RECORDED INFORMATION »
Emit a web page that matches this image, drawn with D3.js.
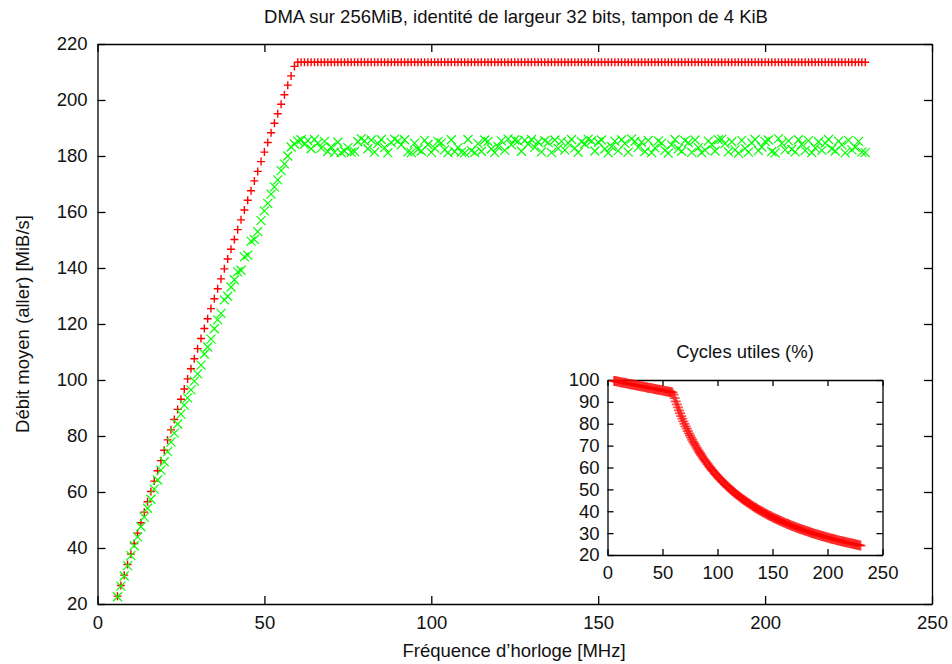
==
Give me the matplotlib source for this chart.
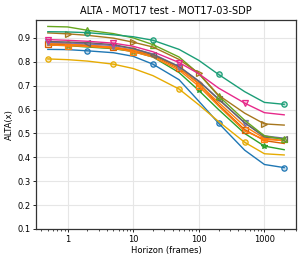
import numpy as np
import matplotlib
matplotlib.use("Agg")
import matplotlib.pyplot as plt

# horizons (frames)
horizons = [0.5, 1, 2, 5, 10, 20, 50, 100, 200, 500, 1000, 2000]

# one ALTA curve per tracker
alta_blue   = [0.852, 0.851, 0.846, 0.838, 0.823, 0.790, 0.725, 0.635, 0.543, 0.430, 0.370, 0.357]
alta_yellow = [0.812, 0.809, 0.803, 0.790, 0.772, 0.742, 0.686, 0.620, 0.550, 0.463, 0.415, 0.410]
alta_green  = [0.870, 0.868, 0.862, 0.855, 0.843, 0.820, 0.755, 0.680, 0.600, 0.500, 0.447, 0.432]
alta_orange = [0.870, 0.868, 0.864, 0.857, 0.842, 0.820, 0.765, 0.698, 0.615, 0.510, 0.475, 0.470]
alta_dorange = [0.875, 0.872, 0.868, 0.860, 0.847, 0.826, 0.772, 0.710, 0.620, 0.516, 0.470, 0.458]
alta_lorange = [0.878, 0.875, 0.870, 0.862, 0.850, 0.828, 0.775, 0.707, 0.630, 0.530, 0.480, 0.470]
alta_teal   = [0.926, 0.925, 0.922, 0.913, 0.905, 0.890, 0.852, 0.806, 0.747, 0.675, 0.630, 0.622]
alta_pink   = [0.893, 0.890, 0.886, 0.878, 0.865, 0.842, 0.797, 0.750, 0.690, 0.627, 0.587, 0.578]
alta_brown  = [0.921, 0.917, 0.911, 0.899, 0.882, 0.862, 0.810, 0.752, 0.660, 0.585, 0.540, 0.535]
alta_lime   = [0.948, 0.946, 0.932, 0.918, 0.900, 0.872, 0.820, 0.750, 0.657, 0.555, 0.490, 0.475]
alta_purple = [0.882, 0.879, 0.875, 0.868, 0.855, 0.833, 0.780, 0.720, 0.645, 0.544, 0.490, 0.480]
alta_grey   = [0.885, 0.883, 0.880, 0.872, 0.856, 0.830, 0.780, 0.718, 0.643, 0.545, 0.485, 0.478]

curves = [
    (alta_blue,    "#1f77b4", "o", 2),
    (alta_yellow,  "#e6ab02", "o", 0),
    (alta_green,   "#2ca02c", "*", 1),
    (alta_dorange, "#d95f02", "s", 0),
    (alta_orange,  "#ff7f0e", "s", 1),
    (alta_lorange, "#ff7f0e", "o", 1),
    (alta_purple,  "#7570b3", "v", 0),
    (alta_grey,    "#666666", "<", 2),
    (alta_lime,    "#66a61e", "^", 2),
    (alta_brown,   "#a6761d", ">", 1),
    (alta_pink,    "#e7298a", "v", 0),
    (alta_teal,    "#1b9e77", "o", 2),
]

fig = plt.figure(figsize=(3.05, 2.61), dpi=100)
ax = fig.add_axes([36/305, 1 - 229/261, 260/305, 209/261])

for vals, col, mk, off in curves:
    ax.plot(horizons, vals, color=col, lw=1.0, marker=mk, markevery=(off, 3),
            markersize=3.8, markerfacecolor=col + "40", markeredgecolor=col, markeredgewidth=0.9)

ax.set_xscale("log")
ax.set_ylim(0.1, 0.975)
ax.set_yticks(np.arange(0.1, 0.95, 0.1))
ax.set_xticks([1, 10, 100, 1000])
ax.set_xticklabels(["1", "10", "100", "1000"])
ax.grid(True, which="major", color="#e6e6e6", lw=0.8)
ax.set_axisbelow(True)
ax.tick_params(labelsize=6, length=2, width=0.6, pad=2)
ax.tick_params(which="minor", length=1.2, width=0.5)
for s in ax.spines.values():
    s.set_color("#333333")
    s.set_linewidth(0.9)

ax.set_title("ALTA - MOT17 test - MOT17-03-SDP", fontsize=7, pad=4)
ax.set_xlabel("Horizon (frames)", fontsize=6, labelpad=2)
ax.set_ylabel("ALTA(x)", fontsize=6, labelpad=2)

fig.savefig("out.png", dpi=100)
---
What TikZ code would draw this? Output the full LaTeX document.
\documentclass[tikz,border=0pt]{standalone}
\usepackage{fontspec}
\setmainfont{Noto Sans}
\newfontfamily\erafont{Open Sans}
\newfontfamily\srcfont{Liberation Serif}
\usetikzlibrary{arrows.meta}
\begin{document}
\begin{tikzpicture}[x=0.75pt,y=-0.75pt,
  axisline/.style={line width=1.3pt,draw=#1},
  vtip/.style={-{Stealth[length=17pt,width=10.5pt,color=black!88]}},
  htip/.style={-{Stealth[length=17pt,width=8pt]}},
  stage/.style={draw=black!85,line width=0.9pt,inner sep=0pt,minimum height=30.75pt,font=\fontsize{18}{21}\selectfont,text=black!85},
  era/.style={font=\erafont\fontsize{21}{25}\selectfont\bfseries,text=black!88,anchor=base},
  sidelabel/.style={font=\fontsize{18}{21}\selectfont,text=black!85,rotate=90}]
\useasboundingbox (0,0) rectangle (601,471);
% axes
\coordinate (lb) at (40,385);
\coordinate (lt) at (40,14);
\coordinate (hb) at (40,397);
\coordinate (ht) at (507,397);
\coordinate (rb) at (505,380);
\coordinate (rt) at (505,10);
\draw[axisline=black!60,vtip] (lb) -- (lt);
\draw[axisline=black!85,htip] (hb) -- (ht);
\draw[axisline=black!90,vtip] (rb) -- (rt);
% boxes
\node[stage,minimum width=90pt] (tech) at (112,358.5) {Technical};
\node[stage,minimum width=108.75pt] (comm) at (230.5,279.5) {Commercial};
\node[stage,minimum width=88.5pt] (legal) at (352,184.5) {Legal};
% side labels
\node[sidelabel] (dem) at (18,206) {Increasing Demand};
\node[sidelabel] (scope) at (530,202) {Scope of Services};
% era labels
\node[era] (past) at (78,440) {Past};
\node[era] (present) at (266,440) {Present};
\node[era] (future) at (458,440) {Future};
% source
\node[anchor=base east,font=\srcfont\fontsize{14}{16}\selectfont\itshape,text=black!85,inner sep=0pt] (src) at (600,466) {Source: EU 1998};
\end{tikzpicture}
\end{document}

EXERCISE DIRECTIONS » Begin at the line that has "Give me the matplotlib source for this chart.", stop after the line that has "500, 1000, 2000]", and reproduce every line between them exactly and nothing else. Pictures stay out of the copy.

FINISHED TASK »
Give me the matplotlib source for this chart.
import numpy as np
import matplotlib
matplotlib.use("Agg")
import matplotlib.pyplot as plt

# horizons (frames)
horizons = [0.5, 1, 2, 5, 10, 20, 50, 100, 200, 500, 1000, 2000]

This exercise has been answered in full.